The Duterte administration’s trade and finance officials are not only unified in pushing the notion that the astronomical aggregate prices inflicted on us are largely the result of global geopolitical events over which we have no control, but also that these are products of unscrupulous local traders and profiteers. While there is little we can do to influence world events, fortunately, against home-grown Ferengis, there’s the law.

On global factors, we agree a hundred percent. The global impact is attributable and quantifiable. One, since the junking of the controversial US-Iran nuclear deal, global oil prices temporarily increased to as much as US$80 per barrel. Two, the United States Federal Reserve continues to impose serial rate upticks that draw investments away from our shores.

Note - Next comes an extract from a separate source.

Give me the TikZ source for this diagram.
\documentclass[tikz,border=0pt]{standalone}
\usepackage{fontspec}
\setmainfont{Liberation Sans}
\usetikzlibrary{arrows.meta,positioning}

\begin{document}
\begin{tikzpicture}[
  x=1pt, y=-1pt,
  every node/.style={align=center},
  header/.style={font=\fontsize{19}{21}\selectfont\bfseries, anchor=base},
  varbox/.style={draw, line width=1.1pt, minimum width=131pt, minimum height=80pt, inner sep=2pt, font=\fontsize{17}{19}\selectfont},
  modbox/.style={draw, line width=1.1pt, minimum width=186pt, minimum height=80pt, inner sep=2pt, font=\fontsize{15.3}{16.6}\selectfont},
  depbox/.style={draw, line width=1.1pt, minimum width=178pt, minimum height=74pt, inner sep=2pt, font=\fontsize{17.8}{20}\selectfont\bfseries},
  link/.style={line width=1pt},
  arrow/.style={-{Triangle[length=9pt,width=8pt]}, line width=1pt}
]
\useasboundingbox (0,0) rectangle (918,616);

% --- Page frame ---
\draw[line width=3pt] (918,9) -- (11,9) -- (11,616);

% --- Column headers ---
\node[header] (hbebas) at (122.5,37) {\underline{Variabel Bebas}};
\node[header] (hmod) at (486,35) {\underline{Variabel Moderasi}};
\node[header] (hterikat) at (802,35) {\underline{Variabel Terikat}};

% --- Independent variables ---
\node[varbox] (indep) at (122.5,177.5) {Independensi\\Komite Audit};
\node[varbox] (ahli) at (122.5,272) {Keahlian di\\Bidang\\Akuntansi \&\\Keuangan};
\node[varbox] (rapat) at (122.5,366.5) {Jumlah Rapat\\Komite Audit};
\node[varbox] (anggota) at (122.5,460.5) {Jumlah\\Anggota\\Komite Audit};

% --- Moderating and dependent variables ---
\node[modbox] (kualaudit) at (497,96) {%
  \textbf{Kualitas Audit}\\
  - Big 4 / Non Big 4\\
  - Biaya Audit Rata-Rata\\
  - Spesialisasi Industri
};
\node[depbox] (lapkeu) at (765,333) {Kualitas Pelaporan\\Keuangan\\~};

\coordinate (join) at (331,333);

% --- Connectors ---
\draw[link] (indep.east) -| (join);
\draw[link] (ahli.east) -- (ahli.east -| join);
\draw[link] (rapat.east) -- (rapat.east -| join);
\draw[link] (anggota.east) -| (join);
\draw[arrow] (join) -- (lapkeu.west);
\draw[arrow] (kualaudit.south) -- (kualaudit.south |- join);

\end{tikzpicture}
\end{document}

Both have severe short-term effects on Philippine inflation. But because these are temporary, it would be stupid to rewind the recently passed Tax Reform for Acceleration and Inclusion (TRAIN) based on momentary circumstances as suggested by some grandstanding solons.

Between volatile global oil prices and US interest rates, the latter would have a more lasting effect. Serial rate increases in the US siphon capital invested in our economy and shift those stateside where interest rates are higher and the returns more profitable. The capital outflow increases the relative amount of pesos in the domestic economy, effectively depressing the value of the peso and impacting profoundly, and indeed negatively, on a vulnerable economy. Taken together, the cumulative effect increases the prices of goods where some are either irreversible or some snowball further.

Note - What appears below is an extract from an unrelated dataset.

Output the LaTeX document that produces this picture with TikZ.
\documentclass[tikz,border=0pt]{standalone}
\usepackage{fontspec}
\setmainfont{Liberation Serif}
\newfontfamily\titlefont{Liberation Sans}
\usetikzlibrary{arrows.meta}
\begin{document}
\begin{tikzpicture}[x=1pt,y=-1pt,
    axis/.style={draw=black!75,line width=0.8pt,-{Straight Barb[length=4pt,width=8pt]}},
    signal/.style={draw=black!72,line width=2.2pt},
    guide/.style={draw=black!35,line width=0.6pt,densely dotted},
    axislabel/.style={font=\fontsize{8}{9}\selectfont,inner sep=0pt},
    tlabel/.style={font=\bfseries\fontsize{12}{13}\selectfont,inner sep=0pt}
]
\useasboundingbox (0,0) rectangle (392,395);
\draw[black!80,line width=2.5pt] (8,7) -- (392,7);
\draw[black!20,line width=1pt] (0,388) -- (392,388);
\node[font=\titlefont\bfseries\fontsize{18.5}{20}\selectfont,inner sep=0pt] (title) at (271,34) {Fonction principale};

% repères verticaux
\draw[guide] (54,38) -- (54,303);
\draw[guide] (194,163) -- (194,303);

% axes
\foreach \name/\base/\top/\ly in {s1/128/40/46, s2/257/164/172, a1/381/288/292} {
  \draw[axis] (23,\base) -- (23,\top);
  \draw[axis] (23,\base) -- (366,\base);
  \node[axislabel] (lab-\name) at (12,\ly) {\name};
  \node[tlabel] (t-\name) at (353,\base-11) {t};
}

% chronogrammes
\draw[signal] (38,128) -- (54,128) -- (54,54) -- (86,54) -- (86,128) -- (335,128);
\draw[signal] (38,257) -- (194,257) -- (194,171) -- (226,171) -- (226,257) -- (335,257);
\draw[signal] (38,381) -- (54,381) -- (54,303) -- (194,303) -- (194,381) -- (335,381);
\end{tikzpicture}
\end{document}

The second inflationary factor of unscrupulous traders and profiteers, which the government likewise blames for the high prices, is not only a distinct possibility, but a sectoral reality.

Compared to its predecessor, at least this government seems to care where high prices are concerned. The “knock-on-doors” tokhang tack of the price monitors show that the authorities are at least responsive to pleas that something should be done to alleviate the sudden inflationary impacts that, while largely due to uncontrollable factors, are nevertheless economically debilitating.

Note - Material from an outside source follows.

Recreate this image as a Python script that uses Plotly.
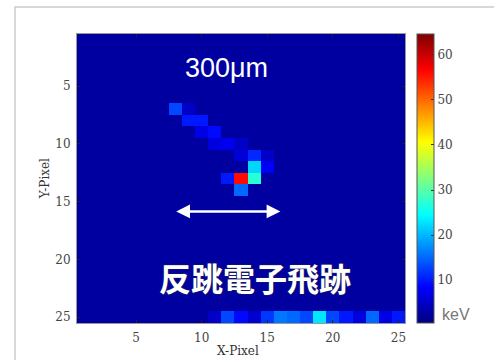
import plotly.graph_objects as go

# ---- data ----
n_pix = 25
background_kev = 2.5
track_x = [8, 9, 9, 10, 10, 11, 11, 12, 13, 13, 14, 15, 14, 15, 12, 13, 14, 13]
track_y = [7, 7, 8, 8, 9, 9, 10, 10, 10, 11, 11, 11, 12, 12, 13, 13, 13, 14]
track_kev = [13, 5, 10, 10, 7, 9, 6.5, 7.5, 5, 6, 11, 5, 22, 8, 10, 56, 27, 15]
edge_x = [11, 12, 13, 14, 15, 16, 17, 18, 19, 20, 21, 22, 23, 24, 25]
edge_kev = [5, 13, 9, 5.5, 12, 16, 15, 13, 23, 13, 10, 6.5, 15, 7, 10]
edge_row = 25
x_ticks = [5, 10, 15, 20, 25]
y_ticks = [5, 10, 15, 20, 25]
cbar_ticks = [10, 20, 30, 40, 50, 60]
cmin, cmax = 0.5, 64.6

# ---- build grid ----
z = [[background_kev] * n_pix for _ in range(n_pix)]
for xx, yy, v in zip(track_x, track_y, track_kev):
    z[yy - 1][xx - 1] = v
for xx, v in zip(edge_x, edge_kev):
    z[edge_row - 1][xx - 1] = v

jet = [
    [0.0, "rgb(0,0,128)"],
    [0.125, "rgb(0,0,255)"],
    [0.375, "rgb(0,255,255)"],
    [0.625, "rgb(255,255,0)"],
    [0.875, "rgb(255,0,0)"],
    [1.0, "rgb(128,0,0)"],
]

serif = dict(family="DejaVu Serif", size=12, color="#444")

fig = go.Figure(go.Heatmap(
    z=z, x=list(range(1, n_pix + 1)), y=list(range(1, n_pix + 1)),
    colorscale=jet, zmin=cmin, zmax=cmax, zsmooth=False, xgap=0, ygap=0,
    colorbar=dict(
        x=1.0366, xanchor="left", xref="paper", y=0.5, yanchor="middle",
        len=1.0, lenmode="fraction", thickness=17, thicknessmode="pixels",
        outlinecolor="#555", outlinewidth=1,
        tickvals=cbar_ticks, ticks="inside", ticklen=3, tickcolor="#333",
        tickfont=serif, ypad=0, xpad=0,
    ),
))

fig.update_xaxes(
    range=[0.5, 25.5], tickvals=x_ticks, ticks="inside", ticklen=3, tickcolor="#222",
    showline=True, linecolor="#999", linewidth=1, mirror="ticks",
    showgrid=False, zeroline=False, tickfont=serif, ticklabelstandoff=4,
)
fig.update_yaxes(
    range=[25.5, 0.5], tickvals=y_ticks, ticks="inside", ticklen=3, tickcolor="#222",
    showline=True, linecolor="#999", linewidth=1, mirror="ticks",
    showgrid=False, zeroline=False, tickfont=serif, ticklabelstandoff=3,
)

fig.add_annotation(x=11.9, y=3.4, xref="x", yref="y", text="300μm", showarrow=False,
                   xanchor="center", yanchor="middle",
                   font=dict(family="Liberation Sans", size=27, color="white"))
fig.add_annotation(x=16.0, y=15.85, ax=7.95, ay=15.85, xref="x", yref="y",
                   axref="x", ayref="y", text="", showarrow=True,
                   arrowhead=2, arrowside="end+start", arrowsize=1.1, arrowwidth=2.5,
                   arrowcolor="white", standoff=0, startstandoff=0)
fig.add_annotation(x=14.05, y=21.55, xref="x", yref="y", text="<b>反跳電子飛跡</b>",
                   showarrow=False, xanchor="center", yanchor="middle",
                   font=dict(family="Noto Sans CJK JP", size=32, color="white",
                             shadow="0px 0px 2px #333"))
fig.add_annotation(x=-0.098, y=0.5, xref="paper", yref="paper", text="Y-Pixel",
                   xanchor="center", yanchor="middle",
                   textangle=-90, showarrow=False, font=dict(family="DejaVu Serif", size=12, color="#333"))
fig.add_annotation(x=0.492, y=-0.098, xref="paper", yref="paper", text="X-Pixel",
                   xanchor="center", yanchor="middle", showarrow=False,
                   font=dict(family="DejaVu Serif", size=12, color="#333"))
fig.add_annotation(x=1.155, y=0.03, xref="paper", yref="paper", text="keV",
                   xanchor="center", yanchor="middle",
                   showarrow=False, font=dict(family="Liberation Sans", size=16, color="#777"))

fig.add_shape(type="rect", xref="paper", yref="paper", x0=-0.189, y0=-1, x1=2, y1=1.0934,
              line=dict(color="#cccccc", width=1.5), fillcolor="rgba(0,0,0,0)", layer="below")

fig.update_layout(
    width=494, height=360, margin=dict(l=77, r=89, t=34, b=37),
    paper_bgcolor="white", plot_bgcolor="white", showlegend=False,
)
fig.write_html("out.html")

Unfortunately, despite the media mileage generated through police raiding warehouses and spot-checking traders, tokhang tactics are essentially inefficient.

The most efficient way to thwart profiteers is to empower consumers and invoke the paradigm of informed consent where the market and its retail consumers decide to either accept or reject a vendor’s price.

While most agricultural products are not slapped value-added taxes and are high in the supply chain, thus largely insulated from cascading excises, agricultural prices increased and the increase is being blamed on TRAIN. Note, however, that most of the incremental TRAIN excises have minimal effects on agricultural products at the farm gate stage. These are limited to fuels expended by farm machinery, devalued pesos used to purchase fertilizer, pesticides and other inputs, and electricity used for milling, processing and warehousing.

It’s obvious that the recent exponential increase in agricultural prices were the result of excessive profiteering by third-party traders, notably on delivered and landed costs — certainly not at the farm gate level.

Unfortunately, our agricultural sector is characterized by numerous small farmers deprived of market power yet arrayed against a powerful oligopoly of traders and middlemen, who set retail prices where excessive margins are slapped over the relatively lower values they add to the agricultural product.

Beyond those applied on consumer products, a Suggested Retail Price (SRP) mechanism for farm commodities is being mulled by trade authorities to guide farmers, traders and vendors. With this, the margins between farm gate and retail prices would expose reasonable pricing versus profiteering.

While SRPs cannot be imposed, these compel efficient farm production and empower consumers with choices.